=== Data segment ===
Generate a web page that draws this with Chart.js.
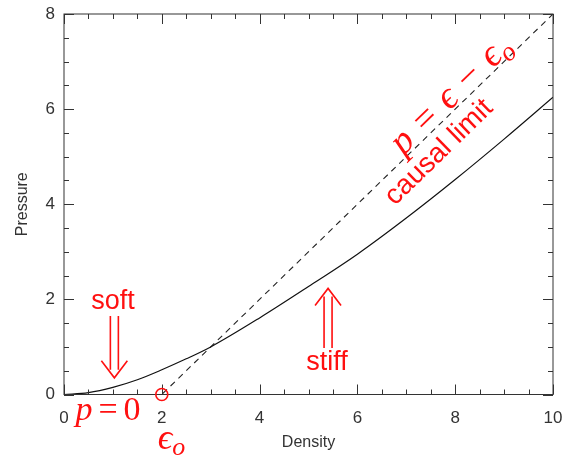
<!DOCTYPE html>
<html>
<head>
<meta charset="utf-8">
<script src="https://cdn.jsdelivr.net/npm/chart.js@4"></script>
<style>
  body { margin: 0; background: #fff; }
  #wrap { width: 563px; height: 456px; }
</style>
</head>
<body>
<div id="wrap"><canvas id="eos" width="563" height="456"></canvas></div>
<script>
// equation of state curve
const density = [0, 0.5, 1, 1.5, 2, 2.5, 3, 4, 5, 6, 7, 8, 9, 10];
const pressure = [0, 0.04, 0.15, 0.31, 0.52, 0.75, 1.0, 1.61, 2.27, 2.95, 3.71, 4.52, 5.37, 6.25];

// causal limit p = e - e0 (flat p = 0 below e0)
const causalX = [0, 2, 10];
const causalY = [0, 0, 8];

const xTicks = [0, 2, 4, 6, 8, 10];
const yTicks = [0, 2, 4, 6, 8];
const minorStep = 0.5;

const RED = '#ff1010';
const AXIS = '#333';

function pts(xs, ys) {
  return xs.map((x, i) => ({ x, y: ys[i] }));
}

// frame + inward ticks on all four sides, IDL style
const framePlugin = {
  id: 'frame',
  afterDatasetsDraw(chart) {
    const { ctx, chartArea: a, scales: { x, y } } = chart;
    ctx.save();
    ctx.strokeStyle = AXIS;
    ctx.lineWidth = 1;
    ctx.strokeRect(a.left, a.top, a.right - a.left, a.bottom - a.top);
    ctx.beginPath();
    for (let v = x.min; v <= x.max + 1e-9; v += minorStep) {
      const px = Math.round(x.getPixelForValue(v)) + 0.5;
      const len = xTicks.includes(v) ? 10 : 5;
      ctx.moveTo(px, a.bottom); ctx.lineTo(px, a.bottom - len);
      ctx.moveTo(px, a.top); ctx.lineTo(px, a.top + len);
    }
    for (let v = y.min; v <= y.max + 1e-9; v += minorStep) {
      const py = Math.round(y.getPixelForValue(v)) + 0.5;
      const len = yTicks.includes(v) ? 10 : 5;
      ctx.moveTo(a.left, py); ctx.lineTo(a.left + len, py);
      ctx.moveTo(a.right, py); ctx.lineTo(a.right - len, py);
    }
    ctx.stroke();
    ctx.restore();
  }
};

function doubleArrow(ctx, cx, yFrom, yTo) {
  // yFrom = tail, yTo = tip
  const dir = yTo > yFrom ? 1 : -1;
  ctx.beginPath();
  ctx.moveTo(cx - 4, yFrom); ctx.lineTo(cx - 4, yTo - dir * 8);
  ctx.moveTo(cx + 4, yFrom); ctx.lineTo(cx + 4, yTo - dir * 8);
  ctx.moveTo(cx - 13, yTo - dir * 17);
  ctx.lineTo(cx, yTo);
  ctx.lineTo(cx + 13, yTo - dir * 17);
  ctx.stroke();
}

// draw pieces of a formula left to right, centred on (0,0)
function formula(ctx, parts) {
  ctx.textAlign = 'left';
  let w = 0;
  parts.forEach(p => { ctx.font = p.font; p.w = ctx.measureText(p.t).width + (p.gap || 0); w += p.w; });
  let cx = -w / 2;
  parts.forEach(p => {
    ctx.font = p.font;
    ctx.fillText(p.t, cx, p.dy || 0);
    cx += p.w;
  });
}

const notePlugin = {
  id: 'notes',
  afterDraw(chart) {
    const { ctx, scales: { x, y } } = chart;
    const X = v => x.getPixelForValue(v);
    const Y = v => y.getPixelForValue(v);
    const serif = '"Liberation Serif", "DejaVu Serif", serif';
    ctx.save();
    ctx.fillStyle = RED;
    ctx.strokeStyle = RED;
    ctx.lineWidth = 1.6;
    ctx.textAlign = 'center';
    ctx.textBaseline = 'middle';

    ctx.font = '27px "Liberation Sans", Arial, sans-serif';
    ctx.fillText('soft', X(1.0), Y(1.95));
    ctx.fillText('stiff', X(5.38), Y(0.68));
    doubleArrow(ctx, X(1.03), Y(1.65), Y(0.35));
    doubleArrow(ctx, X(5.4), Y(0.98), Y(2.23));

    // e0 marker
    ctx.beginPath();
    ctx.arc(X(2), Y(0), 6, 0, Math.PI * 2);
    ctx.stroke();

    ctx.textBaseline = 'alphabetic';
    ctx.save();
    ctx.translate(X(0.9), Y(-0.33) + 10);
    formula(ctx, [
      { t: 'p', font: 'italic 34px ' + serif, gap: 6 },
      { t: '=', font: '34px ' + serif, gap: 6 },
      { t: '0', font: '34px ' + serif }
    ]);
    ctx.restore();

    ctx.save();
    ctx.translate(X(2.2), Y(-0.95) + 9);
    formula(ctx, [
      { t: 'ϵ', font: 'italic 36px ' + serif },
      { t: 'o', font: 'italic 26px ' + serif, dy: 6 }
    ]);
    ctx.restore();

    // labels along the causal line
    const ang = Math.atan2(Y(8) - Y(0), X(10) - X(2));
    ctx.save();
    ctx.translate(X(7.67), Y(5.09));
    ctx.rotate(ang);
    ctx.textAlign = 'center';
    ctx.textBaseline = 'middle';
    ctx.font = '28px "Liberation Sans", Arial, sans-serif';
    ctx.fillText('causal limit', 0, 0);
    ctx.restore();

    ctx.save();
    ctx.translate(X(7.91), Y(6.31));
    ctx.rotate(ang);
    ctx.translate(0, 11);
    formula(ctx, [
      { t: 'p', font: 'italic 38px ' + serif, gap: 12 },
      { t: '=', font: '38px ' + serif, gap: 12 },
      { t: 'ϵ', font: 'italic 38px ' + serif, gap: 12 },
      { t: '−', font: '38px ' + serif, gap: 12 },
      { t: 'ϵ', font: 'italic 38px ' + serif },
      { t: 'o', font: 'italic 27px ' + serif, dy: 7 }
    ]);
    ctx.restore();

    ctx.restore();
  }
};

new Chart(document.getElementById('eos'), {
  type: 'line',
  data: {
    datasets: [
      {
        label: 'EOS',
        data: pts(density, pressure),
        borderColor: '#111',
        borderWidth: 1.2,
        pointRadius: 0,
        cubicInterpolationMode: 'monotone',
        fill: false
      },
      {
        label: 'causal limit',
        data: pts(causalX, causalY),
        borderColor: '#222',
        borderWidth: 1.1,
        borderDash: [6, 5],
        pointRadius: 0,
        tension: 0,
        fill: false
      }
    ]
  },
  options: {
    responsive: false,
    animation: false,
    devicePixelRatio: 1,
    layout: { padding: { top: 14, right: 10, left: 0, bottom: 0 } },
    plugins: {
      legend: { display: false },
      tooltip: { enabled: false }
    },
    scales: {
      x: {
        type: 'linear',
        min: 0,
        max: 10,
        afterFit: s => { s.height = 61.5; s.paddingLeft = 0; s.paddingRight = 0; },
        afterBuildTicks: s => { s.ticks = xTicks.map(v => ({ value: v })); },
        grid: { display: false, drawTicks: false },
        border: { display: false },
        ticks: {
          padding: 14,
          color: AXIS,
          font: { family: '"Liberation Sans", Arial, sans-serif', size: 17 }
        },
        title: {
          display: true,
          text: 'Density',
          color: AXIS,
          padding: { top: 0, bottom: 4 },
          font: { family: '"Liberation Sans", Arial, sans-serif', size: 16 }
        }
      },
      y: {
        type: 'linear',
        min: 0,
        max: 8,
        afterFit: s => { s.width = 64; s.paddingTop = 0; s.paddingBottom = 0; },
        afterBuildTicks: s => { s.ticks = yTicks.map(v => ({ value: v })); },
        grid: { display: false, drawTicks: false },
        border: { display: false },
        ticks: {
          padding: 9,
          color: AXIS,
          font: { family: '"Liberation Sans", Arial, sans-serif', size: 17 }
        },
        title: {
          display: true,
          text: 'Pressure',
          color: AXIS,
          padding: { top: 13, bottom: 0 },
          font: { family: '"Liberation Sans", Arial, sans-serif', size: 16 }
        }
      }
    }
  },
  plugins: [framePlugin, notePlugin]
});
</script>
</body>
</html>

=== Instructions for the task ===
Starting with the first line of the data above and ending with the line containing "const minorStep = 0.5;", please restate every line exactly, leaving images out.

=== Answer below ===
Generate a web page that draws this with Chart.js.
<!DOCTYPE html>
<html>
<head>
<meta charset="utf-8">
<script src="https://cdn.jsdelivr.net/npm/chart.js@4"></script>
<style>
  body { margin: 0; background: #fff; }
  #wrap { width: 563px; height: 456px; }
</style>
</head>
<body>
<div id="wrap"><canvas id="eos" width="563" height="456"></canvas></div>
<script>
// equation of state curve
const density = [0, 0.5, 1, 1.5, 2, 2.5, 3, 4, 5, 6, 7, 8, 9, 10];
const pressure = [0, 0.04, 0.15, 0.31, 0.52, 0.75, 1.0, 1.61, 2.27, 2.95, 3.71, 4.52, 5.37, 6.25];

// causal limit p = e - e0 (flat p = 0 below e0)
const causalX = [0, 2, 10];
const causalY = [0, 0, 8];

const xTicks = [0, 2, 4, 6, 8, 10];
const yTicks = [0, 2, 4, 6, 8];
const minorStep = 0.5;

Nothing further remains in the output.